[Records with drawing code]
______

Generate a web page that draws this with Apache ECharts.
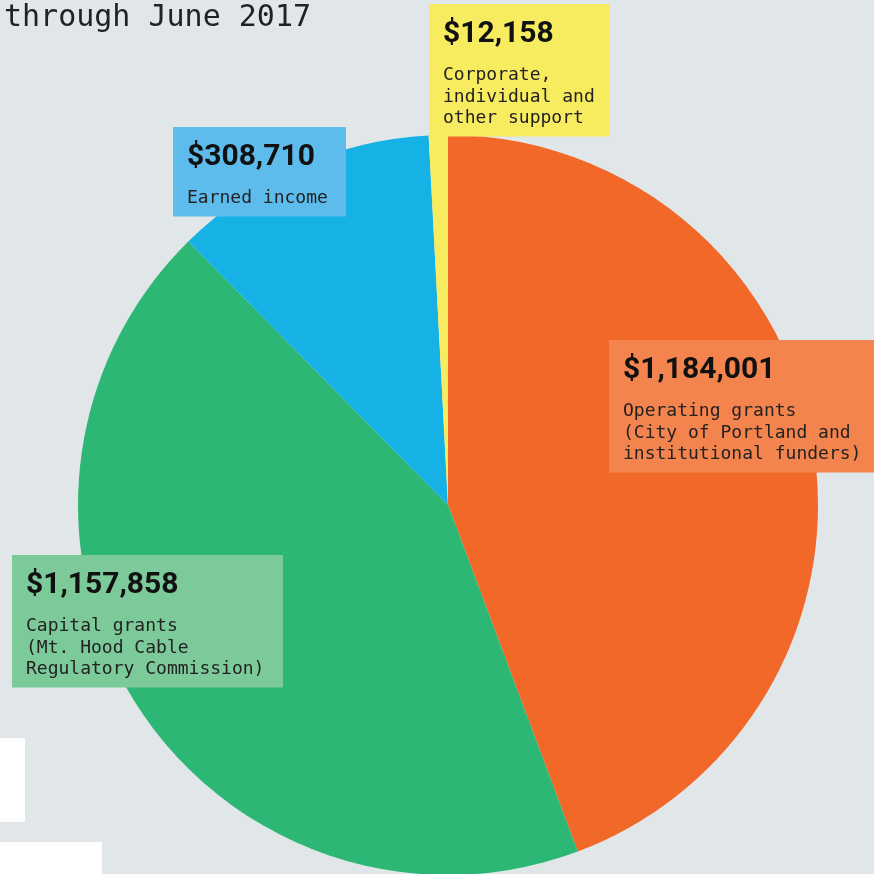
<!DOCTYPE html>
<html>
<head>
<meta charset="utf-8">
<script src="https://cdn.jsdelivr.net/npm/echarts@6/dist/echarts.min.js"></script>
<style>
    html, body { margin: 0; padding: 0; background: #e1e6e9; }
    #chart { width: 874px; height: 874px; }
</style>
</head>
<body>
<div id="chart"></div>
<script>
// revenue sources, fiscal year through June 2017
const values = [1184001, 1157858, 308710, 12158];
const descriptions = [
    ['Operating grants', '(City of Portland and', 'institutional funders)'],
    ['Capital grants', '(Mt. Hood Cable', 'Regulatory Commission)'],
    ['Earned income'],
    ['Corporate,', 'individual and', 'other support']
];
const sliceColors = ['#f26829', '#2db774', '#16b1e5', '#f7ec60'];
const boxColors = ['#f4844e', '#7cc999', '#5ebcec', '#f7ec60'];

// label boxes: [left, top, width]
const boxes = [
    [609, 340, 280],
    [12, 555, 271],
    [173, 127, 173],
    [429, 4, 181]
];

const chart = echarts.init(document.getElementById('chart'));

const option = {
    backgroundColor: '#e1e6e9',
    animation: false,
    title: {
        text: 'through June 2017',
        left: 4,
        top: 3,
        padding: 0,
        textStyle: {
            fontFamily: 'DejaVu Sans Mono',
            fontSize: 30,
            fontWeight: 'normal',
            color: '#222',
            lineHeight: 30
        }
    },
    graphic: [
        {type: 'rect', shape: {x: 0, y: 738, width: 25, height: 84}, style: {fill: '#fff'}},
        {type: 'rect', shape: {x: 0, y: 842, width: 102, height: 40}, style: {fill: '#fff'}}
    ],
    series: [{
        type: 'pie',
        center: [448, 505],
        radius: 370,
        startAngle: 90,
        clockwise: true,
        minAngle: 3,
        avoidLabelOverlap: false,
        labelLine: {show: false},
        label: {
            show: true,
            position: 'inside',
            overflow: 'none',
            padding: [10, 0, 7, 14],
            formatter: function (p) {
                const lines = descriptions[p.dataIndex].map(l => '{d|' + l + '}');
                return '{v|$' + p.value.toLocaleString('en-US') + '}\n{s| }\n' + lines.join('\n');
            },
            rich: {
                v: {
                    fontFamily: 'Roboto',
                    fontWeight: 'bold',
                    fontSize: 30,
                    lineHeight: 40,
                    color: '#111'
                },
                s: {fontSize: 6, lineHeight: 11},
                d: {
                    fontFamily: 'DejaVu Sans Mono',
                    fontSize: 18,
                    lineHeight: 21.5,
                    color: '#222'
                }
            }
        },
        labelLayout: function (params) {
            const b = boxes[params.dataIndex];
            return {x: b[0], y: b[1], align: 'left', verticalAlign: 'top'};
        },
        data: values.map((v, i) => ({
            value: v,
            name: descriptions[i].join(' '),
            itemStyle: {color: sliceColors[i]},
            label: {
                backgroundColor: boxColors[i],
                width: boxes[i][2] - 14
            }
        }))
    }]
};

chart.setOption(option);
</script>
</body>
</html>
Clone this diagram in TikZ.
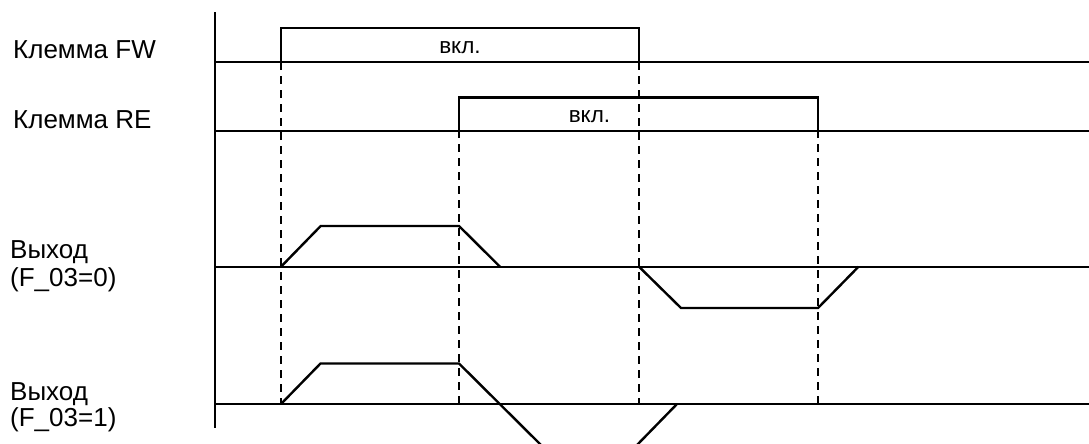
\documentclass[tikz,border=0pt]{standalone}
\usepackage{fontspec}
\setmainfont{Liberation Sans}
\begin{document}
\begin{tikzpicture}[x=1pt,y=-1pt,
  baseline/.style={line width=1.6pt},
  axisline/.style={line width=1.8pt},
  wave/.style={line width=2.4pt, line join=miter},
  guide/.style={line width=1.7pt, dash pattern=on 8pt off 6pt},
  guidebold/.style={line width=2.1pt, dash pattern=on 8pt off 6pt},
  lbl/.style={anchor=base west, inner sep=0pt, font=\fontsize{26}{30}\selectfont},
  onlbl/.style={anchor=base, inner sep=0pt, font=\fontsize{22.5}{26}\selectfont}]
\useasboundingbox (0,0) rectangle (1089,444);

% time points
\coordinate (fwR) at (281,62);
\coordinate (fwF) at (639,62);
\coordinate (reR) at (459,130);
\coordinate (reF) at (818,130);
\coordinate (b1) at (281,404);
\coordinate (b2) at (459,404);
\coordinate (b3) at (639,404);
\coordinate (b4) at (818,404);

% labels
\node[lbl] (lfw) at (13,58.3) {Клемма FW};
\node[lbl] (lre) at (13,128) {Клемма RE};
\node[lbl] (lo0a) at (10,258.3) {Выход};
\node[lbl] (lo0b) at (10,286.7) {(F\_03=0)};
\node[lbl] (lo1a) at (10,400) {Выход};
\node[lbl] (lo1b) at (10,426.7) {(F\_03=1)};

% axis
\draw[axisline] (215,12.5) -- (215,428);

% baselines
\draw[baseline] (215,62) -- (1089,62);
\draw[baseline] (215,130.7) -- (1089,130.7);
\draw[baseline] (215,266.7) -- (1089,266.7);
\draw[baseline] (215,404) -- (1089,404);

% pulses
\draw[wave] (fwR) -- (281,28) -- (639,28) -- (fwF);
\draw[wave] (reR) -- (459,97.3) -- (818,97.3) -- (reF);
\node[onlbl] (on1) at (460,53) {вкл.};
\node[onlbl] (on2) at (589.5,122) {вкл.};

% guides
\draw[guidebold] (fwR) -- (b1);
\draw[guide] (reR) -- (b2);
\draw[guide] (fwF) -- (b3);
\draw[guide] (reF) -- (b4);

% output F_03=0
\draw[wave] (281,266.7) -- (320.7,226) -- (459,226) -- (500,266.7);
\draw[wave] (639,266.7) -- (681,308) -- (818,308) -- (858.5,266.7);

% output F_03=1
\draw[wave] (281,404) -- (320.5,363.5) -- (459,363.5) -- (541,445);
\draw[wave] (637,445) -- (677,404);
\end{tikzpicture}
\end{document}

______

[What the task requires] Search the listing for the string "this". Copy each line where it turns up.

[Final result]
Generate a web page that draws this with Apache ECharts.
Clone this diagram in TikZ.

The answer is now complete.